Мощный гудок внезапно проникает в столовую. Зрители вскакивают с мест, ближние к иллюминаторам откидывают шторки. Огромный рефрижератор пришёл на разгрузку – первый в эту путину. Гонимая им волна качнула «Волочаевск». Вместе со всеми юноша поспешил на палубу.
Громада в огнях, казалось, выросла из – под воды. Судно совершало манёвр для швартовки. Слышались усиленные спикером команды капитана, шум механизмов, возбуждённые голоса, смех. С рефрижератора кричали что-то нетерпеливо – вопросительное, радостное, с «Волочаевска» отвечали так же задорно. Суета была и на берегу – готовились к приёму груза. Судно, застопорив ход, разворачивалось – из – под винтов били тугие буруны. Встав параллельно причалу, стометровая тысячетонная махина каким-то неведомым образом стеной пошла на него. За борт полетели кранцы, вода ошалело металась между бетоном причала и бортом судна, била в «Волочаевск». Забыв обо всём, юноша пожирал глазами происходящее – он впервые видел швартовку большого судна, а это такое же захватывающее зрелище, как и приземление самолёта. Учащённо билось сердце, просилось туда, на этого пришельца из морских далей. Казалось, он принёс с собой другой воздух, иной, чем здесь. И все, кто толпился на корме «Волочаевска», чувствовали это и были возбуждены, словно сами вернулись из плаванья. Приход настоящего судна напомнил им, что такое – море, и кто есть они. И они хорохорились, перекрикивались с другой командой нарочито задиристо.

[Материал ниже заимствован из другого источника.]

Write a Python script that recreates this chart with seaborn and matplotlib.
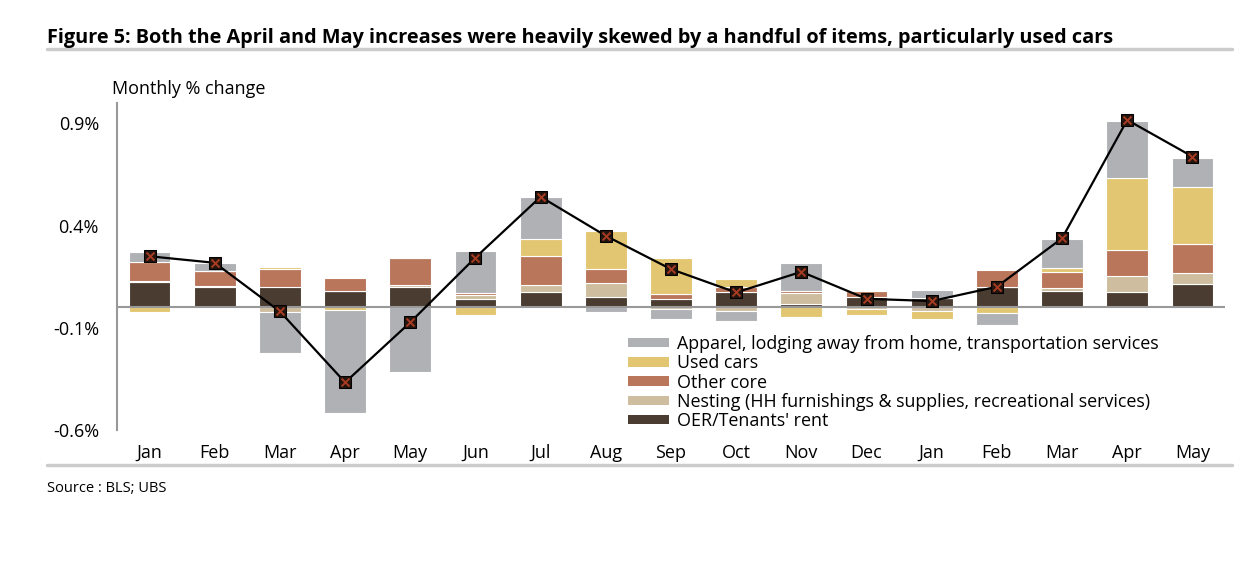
import numpy as np
import pandas as pd
import seaborn as sns
import matplotlib.pyplot as plt
from matplotlib.patches import Patch
from matplotlib.lines import Line2D

sns.set_style("white")
plt.rcParams["font.family"] = ["Open Sans", "DejaVu Sans"]

# monthly contributions to core CPI, % m/m (Jan 2020 .. May 2021)
months = ["Jan", "Feb", "Mar", "Apr", "May", "Jun", "Jul", "Aug", "Sep",
          "Oct", "Nov", "Dec", "Jan", "Feb", "Mar", "Apr", "May"]
oer = [0.125, 0.100, 0.102, 0.078, 0.099, 0.042, 0.076, 0.049, 0.042,
       0.076, 0.018, 0.049, 0.047, 0.098, 0.080, 0.076, 0.114]
nesting = [0.003, 0.004, -0.024, 0.004, 0.012, 0.020, 0.033, 0.071, -0.010,
           -0.018, 0.050, -0.006, -0.018, 0.0, 0.014, 0.077, 0.055]
other_core = [0.094, 0.076, 0.085, 0.064, 0.130, 0.008, 0.140, 0.070, 0.023,
              0.025, 0.013, 0.032, 0.0, 0.086, 0.078, 0.127, 0.140]
used_cars = [-0.023, 0.0, 0.013, -0.011, 0.0, -0.039, 0.088, 0.182, 0.179,
             0.039, -0.046, -0.029, -0.039, -0.029, 0.020, 0.351, 0.278]
apparel = [0.048, 0.038, -0.199, -0.504, -0.317, 0.208, 0.201, -0.024, -0.047,
           -0.049, 0.137, 0.0, 0.036, -0.057, 0.143, 0.280, 0.145]
core = [0.25, 0.218, -0.02, -0.367, -0.073, 0.244, 0.541, 0.35, 0.187,
        0.073, 0.174, 0.042, 0.031, 0.101, 0.338, 0.917, 0.738]

series = [
    ("OER/Tenants' rent", oer, "#4a3c30"),
    ("Nesting (HH furnishings & supplies, recreational services)", nesting, "#cebd9f"),
    ("Other core", other_core, "#b9765b"),
    ("Used cars", used_cars, "#e3c672"),
    ("Apparel, lodging away from home, transportation services", apparel, "#b0b1b5"),
]

fig = plt.figure(figsize=(12.6, 5.7), dpi=100)
ax = fig.add_axes([117 / 1260, 1 - 430 / 570, (1225 - 117) / 1260, 327 / 570])

pos = np.arange(len(months))
pos_bottom = np.zeros(len(months))
neg_bottom = np.zeros(len(months))
for name, vals, col in series:
    vals = np.array(vals)
    bottom = np.where(vals >= 0, pos_bottom, neg_bottom)
    sns.barplot(x=pos, y=vals, bottom=bottom, color=col, saturation=1,
                width=0.64, errorbar=None, edgecolor="white", linewidth=0.8,
                ax=ax, zorder=2)
    pos_bottom += np.where(vals >= 0, vals, 0)
    neg_bottom += np.where(vals < 0, vals, 0)

ax.axhline(0, color="#999999", lw=1.5, zorder=3)

sns.lineplot(x=pos, y=core, color="black", lw=1.6, marker="s", markersize=8.5,
             markerfacecolor="#24150f", markeredgecolor="black", ax=ax, zorder=4)
ax.scatter(pos, core, marker="x", s=32, color="#a83c22", linewidths=1.4, zorder=5)

ax.set_xlim(-0.5, len(months) - 0.5)
ax.set_ylim(-0.6, 1.0)
ax.set_yticks([0.9, 0.4, -0.1, -0.6])
ax.set_yticklabels(["0.9%", "0.4%", "-0.1%", "-0.6%"])
ax.set_xticks(pos)
ax.set_xticklabels(months)
ax.tick_params(axis="y", length=0, pad=13, labelsize=13, labelcolor="black")
ax.tick_params(axis="x", length=0, pad=10, labelsize=13, labelcolor="black")
ax.set_xlabel("")
ax.set_ylabel("")
for s in ["top", "right", "bottom"]:
    ax.spines[s].set_visible(False)
ax.spines["left"].set_color("#999999")
ax.spines["left"].set_linewidth(1.5)

handles = [Patch(facecolor=c, edgecolor="none", label=n) for n, v, c in series[::-1]]
fig.legend(handles=handles, loc="upper left", bbox_to_anchor=(628 / 1260, 1 - 335 / 570),
           frameon=False, fontsize=12.9, handlelength=2.3, handleheight=0.45,
           handletextpad=0.45, labelspacing=0.07, borderpad=0, borderaxespad=0,
           labelcolor="black")

fig.text(47 / 1260, 1 - 38 / 570,
         "Figure 5: Both the April and May increases were heavily skewed by a handful of items, particularly used cars",
         fontsize=14.3, fontweight="bold", va="center", ha="left", color="black")
fig.text(112 / 1260, 1 - 89 / 570, "Monthly % change", fontsize=13, va="center", ha="left",
         color="black")
fig.text(47 / 1260, 1 - 488 / 570, "Source : BLS; UBS", fontsize=10.5, va="center", ha="left",
         color="black")

fig.add_artist(Line2D([47 / 1260, 1232 / 1260], [1 - 49 / 570] * 2, color="#cccccc", lw=2.5))
fig.add_artist(Line2D([47 / 1260, 1232 / 1260], [1 - 465 / 570] * 2, color="#cccccc", lw=2.5))

fig.savefig("out.png", dpi=100)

Неуловимый миг – и рефрижератор намертво приторочен к берегу. Заглушили двигатель, а разбуженные волны всё шлёпались о «Волочаевск». Не успели спустить трап, как началась разгрузка. Гусиные шеи кранов зависали над горловинами трюмов, в свете прожекторов клевали груз. «Вира! Майна!» – понеслось над водой. И вой лебёдок, и предупредительные звонки.
Постепенно палуба «Волочаевска» опустела. Юноша обернулся, почувствовав на себе чей-то пристальный взгляд. Человек с гладко зачёсанными волосами приветливо улыбнулся. Юноша смутился. Человек, попыхивая сигаретой, подошёл поближе.

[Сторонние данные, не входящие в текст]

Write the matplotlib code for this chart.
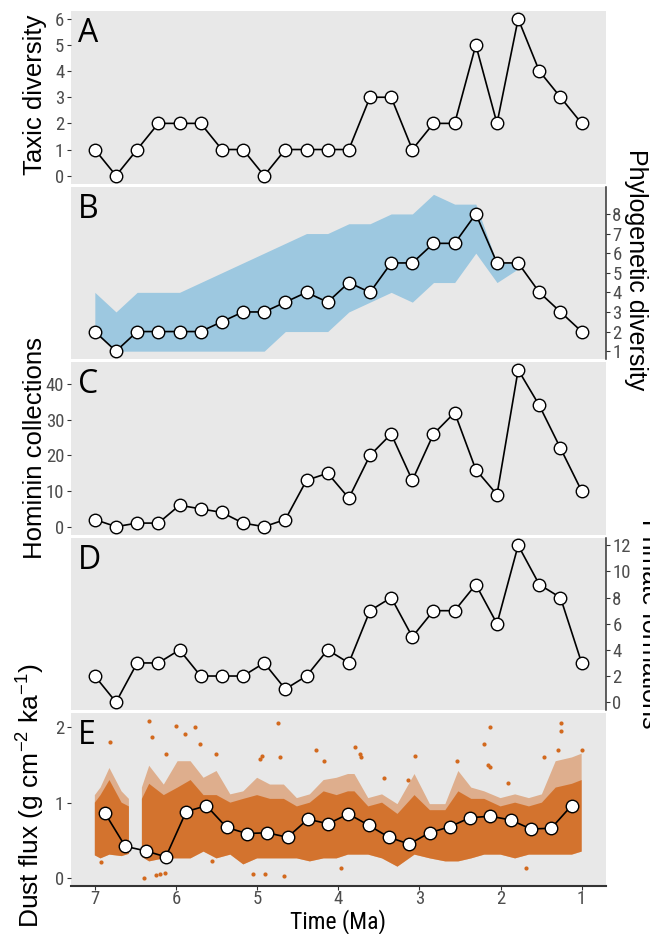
import matplotlib
matplotlib.use("Agg")
import matplotlib.pyplot as plt
import numpy as np

plt.rcParams['font.family'] = ['Liberation Sans', 'DejaVu Sans']
NARROW = ['Liberation Sans Narrow', 'Roboto Condensed', 'Liberation Sans', 'DejaVu Sans']

# bin times (Ma), 24 bins from 7 to 1
time_bins = np.linspace(7, 1, 24)

taxic = [1, 0, 1, 2, 2, 2, 1, 1, 0, 1, 1, 1, 1, 3, 3, 1, 2, 2, 5, 2, 6, 4, 3, 2]

phylo = [2, 1, 2, 2, 2, 2, 2.5, 3, 3, 3.5, 4, 3.5, 4.5, 4, 5.5, 5.5, 6.5, 6.5, 8,
         5.5, 5.5, 4, 3, 2]
phylo_hi = [4, 3, 4, 4, 4, 4.5, 5, 5.5, 6, 6.5, 7, 7, 7.5, 7.5, 8, 8, 9, 8.5, 8.5,
            5.5, 5.5, np.nan, np.nan, np.nan]
phylo_lo = [2, 1, 1, 1, 1, 1, 1, 1, 1, 2, 2, 2, 3, 3.5, 4, 3.5, 4.5, 4.5, 6,
            4.5, 5.2, np.nan, np.nan, np.nan]

collections = [2, 0, 1, 1, 6, 5, 4, 1, 0, 2, 13, 15, 8, 20, 26, 13, 26, 32, 16, 9,
               44, 34, 22, 10]

formations = [2, 0, 3, 3, 4, 2, 2, 2, 3, 1, 2, 4, 3, 7, 8, 5, 7, 7, 9, 6, 12, 9, 8, 3]

# dust flux bin means (0.25 Ma bins)
dust_bin_t = np.arange(6.875, 1.0, -0.25)
dust_mean = [0.86, 0.42, 0.36, 0.28, 0.88, 0.96, 0.67, 0.59, 0.60, 0.54, 0.78, 0.72,
             0.85, 0.70, 0.54, 0.45, 0.60, 0.68, 0.80, 0.82, 0.77, 0.65, 0.66, 0.96]

# dust record envelope (low edge, dense upper edge, sparse top)
dust_t = [7.00, 6.93, 6.82, 6.67, 6.58, 6.50, 6.42, 6.33, 6.15, 5.98, 5.82, 5.66,
          5.50, 5.33, 5.17, 5.00, 4.84, 4.67, 4.51, 4.35, 4.18, 4.02, 3.88, 3.80,
          3.63, 3.46, 3.27, 3.06, 2.87, 2.68, 2.52, 2.36, 2.20, 2.00, 1.82, 1.65,
          1.49, 1.32, 1.12, 1.00]
dust_lo = [0.30, 0.26, 0.31, 0.29, 0.32, np.nan, 0.28, 0.22, 0.26, 0.26, 0.26, 0.35,
           0.26, 0.31, 0.18, 0.26, 0.26, 0.26, 0.26, 0.22, 0.26, 0.26, 0.31, 0.31,
           0.31, 0.26, 0.15, 0.31, 0.26, 0.22, 0.22, 0.26, 0.31, 0.31, 0.26, 0.31,
           0.31, 0.31, 0.31, 0.35]
dust_dense = [1.00, 1.10, 1.30, 1.00, 0.95, np.nan, 1.05, 1.25, 1.10, 1.20, 1.30, 1.10,
              1.10, 1.00, 1.05, 1.10, 1.05, 1.05, 0.95, 1.00, 1.15, 1.10, 1.15, 1.15,
              0.95, 1.00, 0.85, 1.10, 0.90, 0.90, 1.15, 1.05, 1.05, 0.95, 1.00, 0.95,
              1.00, 1.20, 1.25, 1.30]
dust_top = [1.10, 1.20, 1.46, 1.15, 1.05, np.nan, 1.20, 1.49, 1.24, 1.55, 1.55, 1.33,
            1.42, 1.11, 1.15, 1.33, 1.24, 1.24, 1.06, 1.11, 1.30, 1.33, 1.38, 1.38,
            1.06, 1.11, 0.98, 1.38, 0.98, 0.98, 1.42, 1.20, 1.15, 1.06, 1.11, 1.06,
            1.11, 1.55, 1.60, 1.65]
outlier_t = [6.81, 6.92, 6.33, 6.30, 6.40, 6.25, 6.20, 6.14, 6.12, 6.00, 5.89, 5.77,
             5.70, 5.51, 5.56, 4.94, 4.96, 5.05, 4.90, 4.74, 4.72, 4.67, 4.28, 4.18,
             3.97, 3.79, 3.73, 3.72, 3.43, 3.05, 3.14, 2.54, 2.20, 2.13, 2.15, 2.13,
             1.91, 1.69, 1.46, 1.25, 1.25, 1.29, 1.00]
outlier_v = [1.80, 0.21, 2.09, 1.87, 0.00, 0.04, 0.05, 0.06, 1.65, 2.02, 1.91, 2.00,
             1.78, 1.64, 0.22, 1.62, 1.58, 0.05, 0.05, 2.06, 1.60, 0.02, 1.70, 1.55,
             0.13, 1.74, 1.65, 1.60, 1.33, 1.62, 1.30, 1.55, 1.78, 2.00, 1.50, 1.47,
             1.26, 0.13, 1.60, 2.06, 1.95, 1.70, 1.70]

BG = '#E8E8E8'
TICKC = '#4D4D4D'
ORANGE = '#D2691E'
BLUE = '#9DC8E0'

W, H = 650, 934
fig = plt.figure(figsize=(6.5, 9.34), dpi=100)

left, right = 70.5, 606
tops = [11, 186.5, 362, 537.5, 713]
ph = 172.5


def make_ax(top):
    ax = fig.add_axes([left / W, 1 - (top + ph) / H, (right - left) / W, ph / H])
    ax.set_facecolor(BG)
    for s in ax.spines.values():
        s.set_visible(False)
    ax.set_xlim(7.3, 0.7)
    ax.tick_params(axis='both', colors='#333333', labelcolor=TICKC, length=3,
                   width=0.8, labelsize=13.5)
    ax.tick_params(axis='y', pad=1.5)
    ax.set_xticks([])
    return ax


def points(ax, y):
    ax.plot(time_bins, y, color='black', lw=1.2, zorder=3)
    ax.plot(time_bins, y, 'o', ms=9, mfc='white', mec='black', mew=1.0, zorder=4)


def letter(ax, s):
    ax.text(0.014, 0.965, s, transform=ax.transAxes, ha='left', va='top',
            fontsize=23, family=['Open Sans', 'DejaVu Sans'], color='black')


def right_axis(ax):
    ax.yaxis.tick_right()
    ax.spines['right'].set_visible(True)
    ax.spines['right'].set_color('#333333')
    ax.spines['right'].set_linewidth(1.1)


def narrow_ticks(ax):
    for lab in ax.get_yticklabels() + ax.get_xticklabels():
        lab.set_family(NARROW)


# A
axA = make_ax(tops[0])
points(axA, taxic)
axA.set_ylim(-0.3, 6.3)
axA.set_yticks(range(0, 7))
letter(axA, 'A')
narrow_ticks(axA)

# B
axB = make_ax(tops[1])
axB.fill_between(time_bins, phylo_lo, phylo_hi, color=BLUE, lw=0, zorder=2)
points(axB, phylo)
axB.set_ylim(0.6, 9.4)
axB.set_yticks(range(1, 9))
right_axis(axB)
letter(axB, 'B')
narrow_ticks(axB)

# C
axC = make_ax(tops[2])
points(axC, collections)
axC.set_ylim(-2.2, 46.2)
axC.set_yticks([0, 10, 20, 30, 40])
letter(axC, 'C')
narrow_ticks(axC)

# D
axD = make_ax(tops[3])
points(axD, formations)
axD.set_ylim(-0.6, 12.6)
axD.set_yticks(range(0, 13, 2))
right_axis(axD)
letter(axD, 'D')
narrow_ticks(axD)

# E
axE = make_ax(tops[4])
axE.fill_between(dust_t, dust_lo, dust_top, color=ORANGE, alpha=0.45, lw=0, zorder=2)
axE.fill_between(dust_t, dust_lo, dust_dense, color=ORANGE, alpha=0.85, lw=0, zorder=2)
axE.scatter(outlier_t, outlier_v, s=9, color=ORANGE, lw=0, zorder=2)
axE.plot(dust_bin_t, dust_mean, color='black', lw=1.2, zorder=3)
axE.plot(dust_bin_t, dust_mean, 'o', ms=9, mfc='white', mec='black', mew=1.0, zorder=4)
axE.set_ylim(-0.1, 2.19)
axE.set_yticks([0, 1, 2])
axE.set_xticks(range(7, 0, -1))
axE.spines['bottom'].set_visible(True)
axE.spines['bottom'].set_color('#333333')
axE.spines['bottom'].set_linewidth(1.5)
axE.tick_params(axis='x', labelsize=13.5, pad=0.5, length=3)
letter(axE, 'E')
narrow_ticks(axE)

# axis titles
fig.text(35 / W, 1 - 95 / H, 'Taxic diversity', rotation=90, ha='center', va='center',
         fontsize=18.5)
fig.text(35 / W, 1 - 448 / H, 'Hominin collections', rotation=90, ha='center',
         va='center', fontsize=18.5)
fig.text(30 / W, 1 - 796 / H,
         'Dust flux (g cm$^{\\mathregular{\u22122}}$ ka$^{\\mathregular{\u22121}}$)',
         rotation=90, ha='center', va='center', fontsize=19)
fig.text(624 / W, 1 - 270 / H, 'Phylogenetic diversity', rotation=270, ha='left',
         va='center', fontsize=18)
fig.text(637 / W, 1 - 624 / H, 'Primate formations', rotation=270, ha='left',
         va='center', fontsize=18)
fig.text(338 / W, 1 - 933.5 / H, 'Time (Ma)', ha='center', va='bottom', fontsize=17,
         family=NARROW)

fig.savefig('out.png', dpi=100)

– Сын у меня такой же, как ты, – произнёс он слежавшимся от долгого молчания голосом. – Скоро пойдёт в армию…
– Сыну я всю душу отдавал! – сказал он с чувством. – Сейчас стал меня забывать, другая семья…
Человек, казалось, ссутулился ещё больше. Глядел, как из – за сопок наползает чёрная темь. Юноша догадался, что именно его сутулую фигуру он видел в прошлые вечера на носу «Волочаевска». Одинокую фигуру человека, обращённую к океану.

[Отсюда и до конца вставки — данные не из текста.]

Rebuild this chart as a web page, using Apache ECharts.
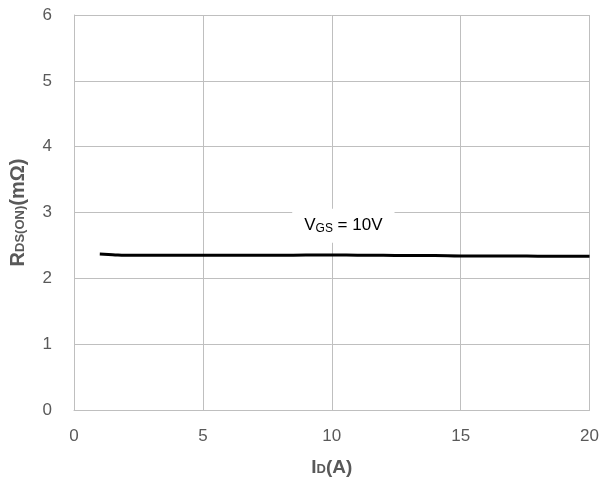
<!DOCTYPE html>
<html><head><meta charset="utf-8">
<script src="https://cdn.jsdelivr.net/npm/echarts@6/dist/echarts.min.js"></script>
<style>html,body{margin:0;padding:0;background:#fff}#c{width:602px;height:488px}</style>
</head><body><div id="c"></div>
<script>
const idValues = [1, 1.5, 2, 3, 4, 5, 6, 7, 8, 9, 10, 11, 12, 13, 14, 15, 16, 17, 18, 19, 20];
const rdsValues = [2.37, 2.36, 2.35, 2.35, 2.35, 2.35, 2.35, 2.35, 2.35, 2.355, 2.355, 2.352, 2.35, 2.345, 2.345, 2.34, 2.34, 2.34, 2.337, 2.335, 2.335];
const seriesLabel = 'V_GS = 10V';
const labelPos = [10.45, 2.8];

const chart = echarts.init(document.getElementById('c'));
const font = 'Liberation Sans, Arial, sans-serif';
chart.setOption({
  animation: false,
  grid: {left: 73, right: 10, top: 15, bottom: 78},
  xAxis: {
    type: 'value', min: 0, max: 20, interval: 5,
    axisLine: {show: true, lineStyle: {color: '#bfbfbf', width: 1}},
    axisTick: {show: false},
    splitLine: {show: true, lineStyle: {color: '#bfbfbf', width: 1}},
    axisLabel: {color: '#595959', fontSize: 17, fontFamily: font, margin: 18},
    name: '{b|I}{s|D}{b|(A)}', nameLocation: 'middle', nameGap: 48,
    nameTextStyle: {rich: {
      b: {fontSize: 19, fontWeight: 'bold', color: '#595959', fontFamily: font},
      s: {fontSize: 13, fontWeight: 'bold', color: '#595959', fontFamily: font, padding: [4, 0, 0, 0]}
    }}
  },
  yAxis: {
    type: 'value', min: 0, max: 6, interval: 1,
    axisLine: {show: true, lineStyle: {color: '#bfbfbf', width: 1}},
    axisTick: {show: false},
    splitLine: {show: true, lineStyle: {color: '#bfbfbf', width: 1}},
    axisLabel: {color: '#595959', fontSize: 17, fontFamily: font, margin: 22},
    name: '{b|R}{s|DS(ON)}{b|(mΩ)}', nameLocation: 'middle', nameGap: 46,
    nameTextStyle: {rich: {
      b: {fontSize: 20, fontWeight: 'bold', color: '#595959', fontFamily: font},
      s: {fontSize: 13, fontWeight: 'bold', color: '#595959', fontFamily: font, padding: [5, 0, 0, 0]}
    }}
  },
  series: [{
    type: 'line',
    name: seriesLabel,
    data: idValues.map((x, i) => [x, rdsValues[i]]),
    smooth: true, showSymbol: false,
    lineStyle: {color: '#000', width: 3},
    markPoint: {
      symbol: 'rect', symbolSize: 0,
      data: [{coord: labelPos}],
      label: {
        show: true, position: 'inside',
        formatter: '{t|V}{s|GS}{t| = 10V}',
        backgroundColor: '#fff',
        padding: [8, 12, 8, 12],
        rich: {
          t: {fontSize: 17, color: '#000', fontFamily: font},
          s: {fontSize: 12, color: '#000', fontFamily: font, padding: [6, 0, 0, 0]}
        }
      }
    }
  }]
});
</script></body></html>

Витёк мудрил над раскрытым чемоданом, пытаясь поместить в него детали радиолы. Анатолий и Морозов вновь изнывали от хохота. «Барахольщик! Вот барахольщик-то!» – выкрикивал Анатолий между приступами безудержного смеха. Витёк угнулся и, не обращая внимания на насмешки, комбинировал, как лучше уложить в чемодан всё его содержимое, которое он вывалил на постель Анатолия. Там было немного вещей из одежды, дембельский альбом, толстая полиэтиленовая папка с фото, письмами и открытками, вазы и пепельницы, вырезанные из тутовых грибов в лесу, в минуты досуга. В вазы и пепельницы были вложены раковины и колючие шары морских ежей. Имелись также складной нож, пассатижи, пузырёк клея БФ–2. С помощью пассатижей и ножа Витёк снял с шасси трансформаторы, платы, конденсаторы, срезал провода, оставив голую металлическую раму. Добытые детали он кучкой поместил на дно чемодана, пристроил к ним вазы и пепельницы, сверху положил альбом, папку и вещи. Повозившись, застегнул молнию, после чего чемодан приобрёл форму шара. Спрятав его в рундук, он задумчиво уставился в черноту отдраенного иллюминатора, как некогда смотрел на улицу своей родной деревни.